WHAT THIS TASK INVOLVES: Start at the line where "Convert this chart" appears and end at the line where "TIME = list(range(0, 89))" appears; repeat those lines exactly, both ends included, leaving pictures behind.

*** STORED ROWS

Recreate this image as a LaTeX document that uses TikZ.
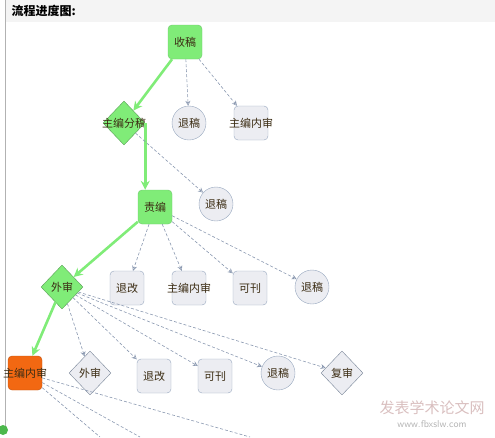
\documentclass[tikz,border=0pt]{standalone}
\usepackage{fontspec}
\usepackage{tikz}
\usetikzlibrary{shapes.geometric,arrows.meta}
\newfontfamily\cjk{Noto Sans CJK SC}
\definecolor{flowgreen}{RGB}{128,236,120}
\definecolor{flowgreenline}{RGB}{112,200,110}
\definecolor{boxgray}{RGB}{236,237,242}
\definecolor{boxline}{RGB}{150,166,190}
\definecolor{dashline}{RGB}{138,152,176}
\definecolor{doneorange}{RGB}{242,104,18}
\definecolor{txtbrown}{RGB}{60,45,20}
\definecolor{headgray}{RGB}{244,244,244}
\tikzset{
    every node/.append style={font=\cjk\fontsize{11}{11}\selectfont,text=txtbrown},
    rbox/.style={rectangle,rounded corners=4pt,draw=boxline,fill=boxgray,minimum size=34pt,inner sep=0pt},
    gbox/.style={rbox,draw=flowgreenline,fill=flowgreen},
    obox/.style={rbox,draw=doneorange!80!black,fill=doneorange},
    rcirc/.style={circle,draw=boxline,fill=boxgray,minimum size=34pt,inner sep=0pt},
    rdiam/.style={diamond,draw=boxline!80!black,fill=boxgray,minimum width=42pt,minimum height=44pt,inner sep=0pt},
    gdiam/.style={rdiam,draw=flowgreenline!80!black,fill=flowgreen},
    done/.style={draw=flowgreen,line width=2.6pt,-{Stealth[length=9pt,width=9pt]}},
    todo/.style={draw=dashline,densely dashed,line width=0.6pt,-{Stealth[open,length=5pt,width=5pt]}}
}

\begin{document}
\begin{tikzpicture}[x=1pt,y=-1pt]
    \useasboundingbox (0,0) rectangle (495,437);
    % header
    \fill[headgray] (5,0) rectangle (495,22);
    \draw[gray!60] (5,0) -- (5,426);
    \node[anchor=west,font=\cjk\bfseries\fontsize{12}{12}\selectfont,text=black] (title) at (8,11) {流程进度图:};

    % row 1
    \node[gbox,label=center:收稿] (shougao) at (185,42) {};
    % row 2
    \node[gdiam,label=center:主编分稿] (fengao) at (124,123) {};
    \node[rcirc,label=center:退稿] (tuigaoA) at (189,123) {};
    \node[rbox,label=center:主编内审] (neishenA) at (251,123) {};
    % row 3
    \node[gbox,label=center:责编] (zebian) at (155,207) {};
    \node[rcirc,label=center:退稿] (tuigaoB) at (216,204) {};
    % row 4
    \node[gdiam,label=center:外审] (waishen) at (62,287) {};
    \node[rbox,label=center:退改] (tuigaiA) at (127,288) {};
    \node[rbox,label=center:主编内审] (neishenB) at (189,288) {};
    \node[rbox,label=center:可刊] (kekanA) at (250,288) {};
    \node[rcirc,label=center:退稿] (tuigaoC) at (312,287) {};
    % row 5
    \node[obox,label=center:主编内审] (neishenC) at (25,373) {};
    \node[rdiam,label=center:外审] (waishenB) at (90,373) {};
    \node[rbox,label=center:退改] (tuigaiB) at (154,376) {};
    \node[rbox,label=center:可刊] (kekanB) at (215,376) {};
    \node[rcirc,label=center:退稿] (tuigaoD) at (278,373) {};
    \node[rdiam,label=center:复审] (fushen) at (342,373) {};

    % steps done
    \draw[done] (shougao) -- (fengao);
    \draw[done] (fengao.east) -- (fengao.east |- zebian.north);
    \draw[done] (zebian) -- (waishen);
    \draw[done] (waishen) -- (neishenC);

    % other ways
    \draw[todo] (shougao) -- (tuigaoA);
    \draw[todo] (shougao) -- (neishenA);
    \draw[todo] (fengao) -- (tuigaoB);
    \foreach \t in {tuigaiA,neishenB,kekanA,tuigaoC}
        \draw[todo] (zebian) -- (\t);
    \foreach \t in {waishenB,tuigaiB,kekanB,tuigaoD,fushen}
        \draw[todo] (waishen) -- (\t);
    \coordinate (cutA) at (100,437);
    \coordinate (cutB) at (140,437);
    \coordinate (cutC) at (250,437);
    \foreach \c in {cutA,cutB,cutC}
        \draw[draw=dashline,densely dashed,line width=0.6pt] (neishenC) -- (\c);

    % corner dot and watermark
    \fill[green!60!black!70] (3,430) circle (5);
    \node[font=\cjk\fontsize{15}{15}\selectfont,text=red!25!gray!40] (mark) at (432,408) {发表学术论文网};
    \node[font=\sffamily\fontsize{10}{10}\selectfont,text=gray!60] (site) at (432,424) {www.fbxslw.com};
\end{tikzpicture}
\end{document}
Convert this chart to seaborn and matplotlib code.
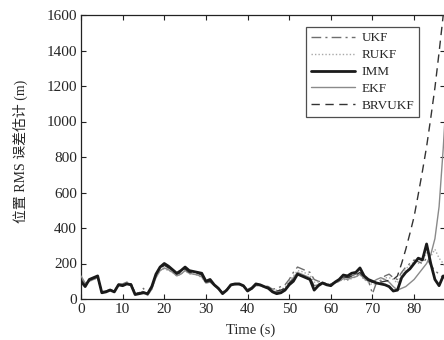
import matplotlib
matplotlib.use("Agg")
import matplotlib.pyplot as plt
import seaborn as sns
import numpy as np

# ─── Data ─────────────────────────────────────────────────────────────────────

TIME = list(range(0, 89))

IMM = [100, 70, 110, 120, 130, 35, 40, 50, 40, 80,
       75, 85, 80, 25, 30, 35, 30, 70, 140, 180,
       200, 185, 165, 145, 160, 180, 160, 155, 150, 145,
       100, 110, 80, 60, 30, 50, 80, 85, 85, 75,
       45, 60, 85, 80, 70, 60, 40, 30, 35, 50,
       80, 100, 140, 130, 120, 110, 50, 75, 90, 80,
       75, 95, 110, 135, 130, 145, 150, 175, 130, 110,
       100, 90, 85, 80, 70, 45, 50, 120, 150, 170,
       200, 230, 220, 310, 200, 110, 75, 130, 120]

EKF = [130, 90, 100, 110, 120, 40, 45, 50, 45, 75,
       80, 90, 85, 30, 30, 40, 20, 55, 120, 160,
       175, 165, 150, 130, 140, 160, 145, 140, 135, 125,
       90, 95, 75, 55, 35, 50, 75, 80, 80, 70,
       50, 55, 75, 75, 65, 60, 45, 40, 40, 55,
       90, 120, 150, 140, 130, 120, 75, 80, 95, 85,
       80, 90, 100, 115, 110, 120, 125, 140, 115, 100,
       95, 110, 120, 110, 95, 70, 50, 60, 70, 90,
       110, 140, 170, 200, 250, 340, 520, 850, 1250]

UKF = [120, 80, 105, 115, 125, 40, 45, 55, 45, 85,
       85, 95, 90, 30, 35, 60, 25, 60, 130, 170,
       190, 175, 160, 140, 150, 170, 150, 150, 145, 135,
       95, 105, 80, 60, 35, 55, 80, 85, 85, 75,
       55, 65, 85, 80, 75, 70, 55, 60, 70, 80,
       110, 150, 180, 170, 160, 150, 110, 100, 95, 85,
       85, 95, 105, 120, 115, 130, 140, 150, 120, 105,
       30, 95, 105, 130, 140, 120, 110, 150, 180, 200,
       220, 210, 200, 230, 190, 160, 140, 120, 110]

RUKF = [110, 80, 100, 110, 115, 45, 45, 50, 45, 80,
        80, 85, 85, 35, 35, 45, 25, 55, 125, 160,
        170, 160, 150, 130, 140, 160, 140, 140, 135, 120,
        90, 100, 75, 55, 40, 55, 75, 80, 80, 70,
        50, 60, 80, 75, 70, 65, 50, 50, 55, 65,
        100, 130, 160, 155, 145, 135, 95, 95, 90, 85,
        80, 90, 100, 110, 105, 115, 125, 135, 110, 95,
        80, 90, 100, 120, 120, 110, 90, 140, 170, 190,
        210, 200, 220, 260, 240, 280, 230, 200, 160]

BRVUKF = [100, 75, 105, 115, 125, 40, 45, 50, 45, 80,
          80, 90, 85, 30, 35, 40, 30, 65, 135, 175,
          190, 175, 160, 140, 150, 170, 150, 150, 145, 135,
          95, 100, 80, 60, 35, 55, 80, 85, 85, 75,
          50, 60, 80, 80, 70, 65, 50, 45, 50, 60,
          90, 110, 140, 130, 125, 115, 70, 85, 90, 85,
          80, 95, 110, 125, 120, 130, 135, 150, 120, 105,
          95, 95, 95, 100, 105, 110, 130, 200, 280, 370,
          464, 590, 720, 858, 1020, 1190, 1390, 1600, 1800]

X_TICKS = [0, 10, 20, 30, 40, 50, 60, 70, 80]
Y_TICKS = [0, 200, 400, 600, 800, 1000, 1200, 1400, 1600]

# ─── Style ────────────────────────────────────────────────────────────────────

sns.set_style("ticks")
plt.rcParams["font.family"] = ["Liberation Serif", "Noto Sans CJK SC"]
plt.rcParams["axes.linewidth"] = 0.9

fig = plt.figure(figsize=(4.44, 3.40), dpi=100)
ax = fig.add_axes([81 / 444, 41 / 340, 363.5 / 444, 284 / 340])

styles = [
    ("UKF",    UKF,    "#6e6e6e", 1.0, (0, (7, 3, 1.5, 3)), 2),
    ("RUKF",   RUKF,   "#a8a8a8", 1.0, (0, (1, 1.5)),       2),
    ("IMM",    IMM,    "#1a1a1a", 2.0, "-",                 4),
    ("EKF",    EKF,    "#8a8a8a", 1.0, "-",                 3),
    ("BRVUKF", BRVUKF, "#333333", 1.0, (0, (6, 4)),         3),
]
for name, vals, color, lw, ls, z in styles:
    sns.lineplot(x=TIME, y=vals, ax=ax, color=color, linewidth=lw,
                 linestyle=ls, label=name, zorder=z)

ax.set_xlim(0, 87.3)
ax.set_ylim(0, 1600)
ax.set_xticks(X_TICKS)
ax.set_yticks(Y_TICKS)
ax.tick_params(direction="in", top=True, right=True, length=3.5,
               labelsize=11, pad=3, color="#222222")
for sp in ax.spines.values():
    sp.set_color("#222222")

ax.set_xlabel("Time (s)", fontsize=10.5)
ax.xaxis.set_label_coords((250 - 81) / 363, -0.085)
ax.set_ylabel("位置 RMS 误差估计 (m)", fontsize=10)
ax.yaxis.set_label_coords(-0.145, 0.52)

leg = ax.legend(loc="upper right", bbox_to_anchor=(0.931, 0.958),
                fontsize=9.5, handlelength=3.3, labelspacing=0.35,
                frameon=True, fancybox=False, borderpad=0.4,
                handletextpad=0.5, borderaxespad=0)
leg.get_frame().set_edgecolor("#222222")
leg.get_frame().set_linewidth(0.9)

fig.savefig("out.png", dpi=100)
plt.close(fig)
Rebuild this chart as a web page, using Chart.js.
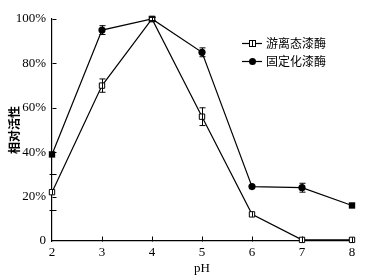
<!DOCTYPE html>
<html>
<head>
<meta charset="utf-8">
<script src="https://cdn.jsdelivr.net/npm/chart.js@4"></script>
<style>
  html, body { margin: 0; padding: 0; background: #fff; }
  #wrap { width: 388px; height: 280px; }
</style>
</head>
<body>
<div id="wrap"><canvas id="chart" width="388" height="280"></canvas></div>
<script>
// pH vs atividade relativa: lacase livre x imobilizada, com barras de erro
const phValues = [2, 3, 4, 5, 6, 7, 8];
const freeActivity = [22, 70, 100, 56, 12, 0.5, 0.5];
const freeError = [0, 3, 0.8, 4, 0, 0, 0];
const immobilizedActivity = [39, 95, 100, 85, 24.5, 24, 16];
const immobilizedError = [0, 2, 0.8, 2, 0, 2, 0];
const immobilizedStyles = ["rect", "circle", "rect", "circle", "circle", "circle", "rect"];
const yTickValues = [0, 14, 20, 30, 40, 60, 80, 100];
const yLabelValues = [0, 20, 40, 60, 80, 100];
const xTickValues = [2, 3, 4, 5, 6, 7, 8];
const labels = ["游离态漆酶", "固定化漆酶"];

const SERIF = "'Liberation Serif', 'DejaVu Serif', serif";
const CJK = "'Noto Sans CJK SC', sans-serif";

function pontos(ys) {
  return phValues.map((x, i) => ({ x: x, y: ys[i] }));
}

// barras de erro + marcas internas dos eixos + legenda
const extras = {
  id: "extras",
  afterDatasetsDraw(chart) {
    const ctx = chart.ctx;
    const xs = chart.scales.x, ys = chart.scales.y;
    ctx.save();
    ctx.strokeStyle = "#000";
    ctx.lineWidth = 1;
    [[freeActivity, freeError], [immobilizedActivity, immobilizedError]].forEach(([vals, errs]) => {
      vals.forEach((v, i) => {
        if (!errs[i]) return;
        const px = Math.round(xs.getPixelForValue(phValues[i])) + 0.5;
        const top = ys.getPixelForValue(v + errs[i]);
        const bot = ys.getPixelForValue(v - errs[i]);
        ctx.beginPath();
        ctx.moveTo(px, top); ctx.lineTo(px, bot);
        ctx.moveTo(px - 3, top); ctx.lineTo(px + 3, top);
        ctx.moveTo(px - 3, bot); ctx.lineTo(px + 3, bot);
        ctx.stroke();
      });
    });

    // cruz vertical dentro dos quadrados abertos
    const meta = chart.getDatasetMeta(0);
    meta.data.forEach((pt) => {
      ctx.beginPath();
      ctx.moveTo(Math.round(pt.x) + 0.5, pt.y - 2.5);
      ctx.lineTo(Math.round(pt.x) + 0.5, pt.y + 2.5);
      ctx.stroke();
    });

    // marcas dos eixos
    const ax = Math.round(xs.left) + 0.5;
    yTickValues.forEach((v) => {
      if (v === 0) return;
      const py = Math.round(ys.getPixelForValue(v)) + 0.5;
      const minor = !yLabelValues.includes(v);
      ctx.beginPath();
      ctx.moveTo(ax - (minor ? 3 : 0), py);
      ctx.lineTo(ax + 4, py);
      ctx.stroke();
    });
    const ay = Math.round(ys.bottom) + 0.5;
    xTickValues.slice(1, -1).forEach((v) => {
      const px = Math.round(xs.getPixelForValue(v)) + 0.5;
      ctx.beginPath();
      ctx.moveTo(px, ay);
      ctx.lineTo(px, ay - 5);
      ctx.stroke();
    });

    // legenda
    ctx.font = "12px " + CJK;
    ctx.fillStyle = "#000";
    ctx.textBaseline = "middle";
    chart.data.datasets.forEach((ds, i) => {
      const y = 43 + i * 18 + 0.5;
      ctx.beginPath();
      ctx.moveTo(242, y); ctx.lineTo(262, y);
      ctx.lineWidth = 1.2;
      ctx.stroke();
      ctx.lineWidth = 1;
      if (i === 0) {
        ctx.fillStyle = "#fff";
        ctx.fillRect(249.5, y - 3, 6, 6);
        ctx.strokeRect(249.5, y - 3, 6, 6);
        ctx.beginPath();
        ctx.moveTo(252.5, y - 3); ctx.lineTo(252.5, y + 3);
        ctx.stroke();
      } else {
        ctx.fillStyle = "#000";
        ctx.beginPath();
        ctx.arc(252.5, y, 3.5, 0, Math.PI * 2);
        ctx.fill();
      }
      ctx.fillStyle = "#000";
      ctx.fillText(ds.label, 266, y);
    });
    ctx.restore();
  },
};

new Chart(document.getElementById("chart"), {
  type: "line",
  data: {
    datasets: [
      {
        label: labels[0],
        data: pontos(freeActivity),
        borderColor: "#000",
        borderWidth: 1.2,
        backgroundColor: "#fff",
        pointStyle: "rect",
        pointRadius: 3.8,
        pointBorderWidth: 1,
        pointBorderColor: "#000",
        pointBackgroundColor: "#fff",
        tension: 0,
        clip: false,
      },
      {
        label: labels[1],
        data: pontos(immobilizedActivity),
        borderColor: "#000",
        borderWidth: 1.2,
        backgroundColor: "#000",
        pointStyle: immobilizedStyles,
        pointRadius: immobilizedStyles.map((s) => (s === "rect" ? 4.5 : 3.6)),
        pointBorderWidth: 0,
        pointBackgroundColor: "#000",
        tension: 0,
        clip: false,
      },
    ],
  },
  options: {
    responsive: false,
    animation: false,
    layout: { padding: { top: 19, right: 36, left: 0, bottom: 0 } },
    plugins: { legend: { display: false }, tooltip: { enabled: false } },
    scales: {
      x: {
        type: "linear",
        min: 2,
        max: 8,
        afterBuildTicks: (s) => { s.ticks = xTickValues.map((v) => ({ value: v })); },
        grid: { display: false, drawTicks: false },
        border: { color: "#000", width: 1.2 },
        ticks: { color: "#000", padding: 4, font: { family: SERIF, size: 13 } },
        title: { display: true, text: "pH", color: "#000", padding: { top: 2, bottom: 4 }, font: { family: SERIF, size: 13 } },
        afterFit: (s) => { s.height = 39; },
      },
      y: {
        min: 0,
        max: 100,
        afterBuildTicks: (s) => { s.ticks = yTickValues.map((v) => ({ value: v })); },
        grid: { display: false, drawTicks: false },
        border: { color: "#000", width: 1.2 },
        ticks: {
          color: "#000",
          padding: 6,
          font: { family: SERIF, size: 13 },
          callback: (v) => (yLabelValues.includes(v) ? (v === 0 ? "0" : v + "%") : ""),
        },
        title: { display: true, text: "相对活性", color: "#000", padding: { top: 7, bottom: 2 }, font: { family: CJK, size: 12, weight: "bold" } },
        afterFit: (s) => { s.width = 52; },
      },
    },
  },
  plugins: [extras],
});
</script>
</body>
</html>
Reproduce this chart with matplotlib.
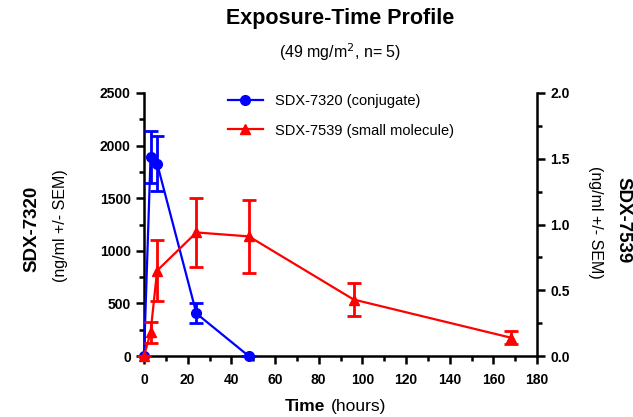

******

SOLUTION TO THIS TASK:
Convert this chart to seaborn and matplotlib code.
import matplotlib
matplotlib.use("Agg")
import matplotlib.pyplot as plt
import seaborn as sns
import numpy as np

# ─── Data ─────────────────────────────────────────────────────────────────────

TIME = list(range(0, 89))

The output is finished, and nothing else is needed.